Take the first and stretch wind till breaking. Take data on torque vs turns regularly, say every 10 or 20 turns. Graph it. You now know the breaking point of that thickness rubber for that batch of rubber.
Now, take a second motor and wind till 90% of breaking and unwind. Taking data on torque and turns in both directions. Graph it. Turns on X, torque on Y.
Do same for a third motor (this is science, you need to show repeatability). Oh, and of course you can re wind and take data on second wind, third, etc. Keep track of all that.
Now, examine the curves. You'll find for the first wind UP, the curves mostly (experimental variability) lay on top of each other. BUT, the UNWIND is way lower than the wind curve. Technical term for this is hysteresis, basically you never get back what you put into a storage system. You FLY on the unwind curve.
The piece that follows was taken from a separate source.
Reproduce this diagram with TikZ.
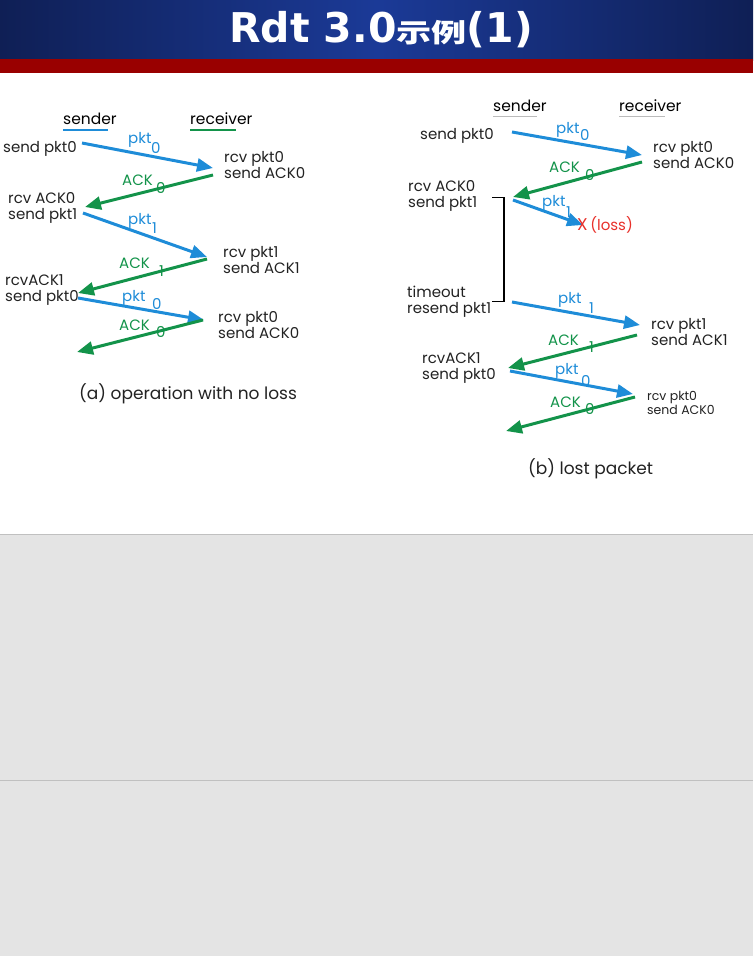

So, say you need 0.4 in-oz torque to get to a 25 ft ceiling. Examine your curves. If you wind up to 0.4 in-oz and launch you'll have x turns. But if you wind past 0.4 to say 0.6 and wind back to 0.4 you have x+something turns. More fuel (turns), longer flight.

Oh, how to scale to different length motors, same thickness. Just ratio the length of the loop. If it took 1000 turns to get a 4 inch motor to torque X, it will take 2000 turns to get an 8 inch motor to the same torque X. 3000 turns for a 12 inch motor to torque X, and so on.

Thickness can be scaled also, it affects the height of the curve, but not in so nice and linear a fashion and I don't have that formula memorized, sorry.